Falha normativa gera dúvidas operacionais e risco de litígios no processo de transição da reforma tributária
A tramitação da reforma tributária brasileira deixou em aberto uma questão de alta relevância para os estados, municípios e contribuintes: se o IBS (e a Contribuição sobre Bens e Serviços – CBS) deverá ou não integrar a base de cálculo do ICMS durante o período transitório. Esse impasse decorre de uma supressão normativa considerada por muitos como vício legislativo — uma lacuna de redação que abriu caminho para diferentes interpretações, insegurança jurídica e risco de contencioso em massa.
Origem do impasse
Inicialmente, os textos que precederam a Emenda Constitucional que instituiu a reforma tributária contavam com dispositivo expresso vedando a inclusão do novo tributo na base de cálculo do ICMS. Durante a tramitação, entretanto, esse dispositivo foi suprimido da versão final, sem uma nova regra alternativa clara de incidência.
Como resultado, estados e municípios se deparam com falta de norma expressa que diga: “o IBS / CBS vai ou não compor a base de cálculo do ICMS em 2026 e seguintes”. Essa ausência de clareza é o cerne do vício legislativo: não basta que algo não seja mencionado — é que a constituição da base e da obrigação deveria ter norma complementar específica para evitar interpretação divergente.
Consequências práticas
- Contribuintes que realizam operações interestaduais ou sob regimes específicos encontram-se em zona de incerteza: caso a administração tributária estadual entenda que o IBS compõe a base, a empresa pode vir a pagar maior montante de ICMS, ou ainda ter sua base recalculada.
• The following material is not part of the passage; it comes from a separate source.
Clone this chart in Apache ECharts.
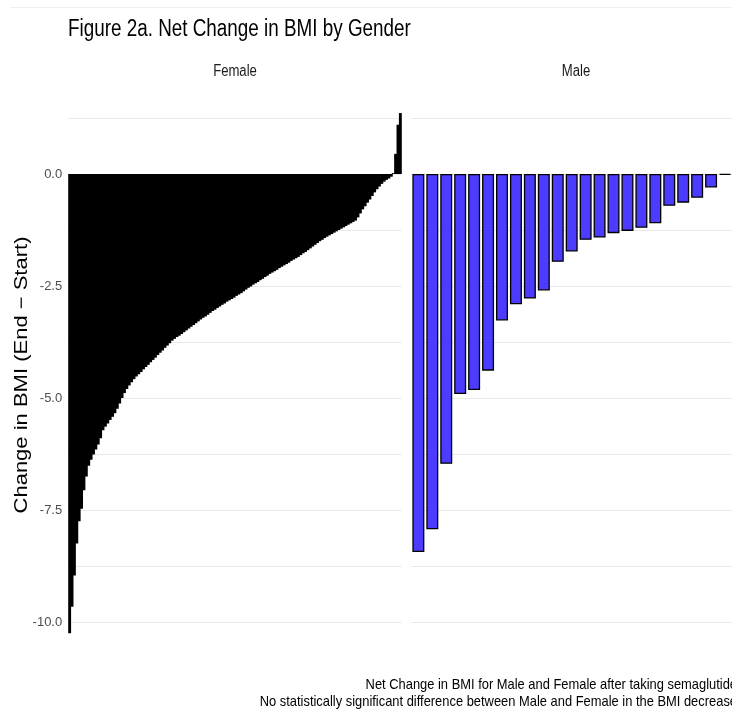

- Do ponto de vista da arrecadação, os entes federados temem que a não inclusão gere perda de receita; por outro lado, a inclusão sem norma clara pode gerar autopreparo de cobrança que, futuramente, será discutido judicialmente e provocar restituições ou litígios prolongados.
- O risco de que a matéria se converta em nova “Tese do Século” — ou seja, grande litígio tributário consolidado na jurisprudência — é real, visto que o grau de ambiguidade normativa e a importância da matéria são elevados.
- Empresas devem considerar que essa insegurança pode afetar desde o planejamento de crédito/débito até os sistemas de TI, a emissão de notas fiscais, a avaliação de contingências e as provisões tributárias.
Pontos de atenção para contribuintes
- Verificar se há operações em que o IBS ou CBS foram destacados ou considerados como “valor da operação” para fins de ICMS; nesses casos, revisar contratos, notas fiscais e estimativas de base de cálculo.
- Simular o cenário de incidência e o cenário de exclusão para o período de 2026 em diante, considerando que a empresa poderá ser demandada a recolher, além do ICMS, eventuais diferenças acrescidas de juros e correção.
- Ajustar sistemas fiscais, de faturamento e contábeis para que permitam alterar rapidamente a variável “inclusão ou não do IBS na base de ICMS” quando houver norma definitiva — isso reduz risco operacional de retrabalho ou autuação.
- Revisar a governança tributária interna, incluindo auditoria, área fiscal, contabilidade e TI, para monitorar o desdobramento legislativo, acompanhar a norma complementar (Lei Complementar) que eventualmente entrará em vigor, e documentar internamente a análise de risco.
- Acompanhar o cronograma regulatório: a norma definitiva, se vier como lei complementar, deverá estabelecer de forma expressa o tratamento da base, e o fisco estadual poderá emitir orientações, regulamentos ou soluções técnicas aguardadas.
A supressão de regra expressa na Emenda Constitucional e a ausência de norma complementar que defina o tratamento do IBS na base de cálculo do ICMS geraram condição concreta de instabilidade tributária para o período de transição da reforma. A empresa que tratar essa lacuna como contingência fiscal, preparar-se para as duas hipóteses e estruturar seu compliance tributário terá vantagem operacional e reduzirá exposição a litígios futuros.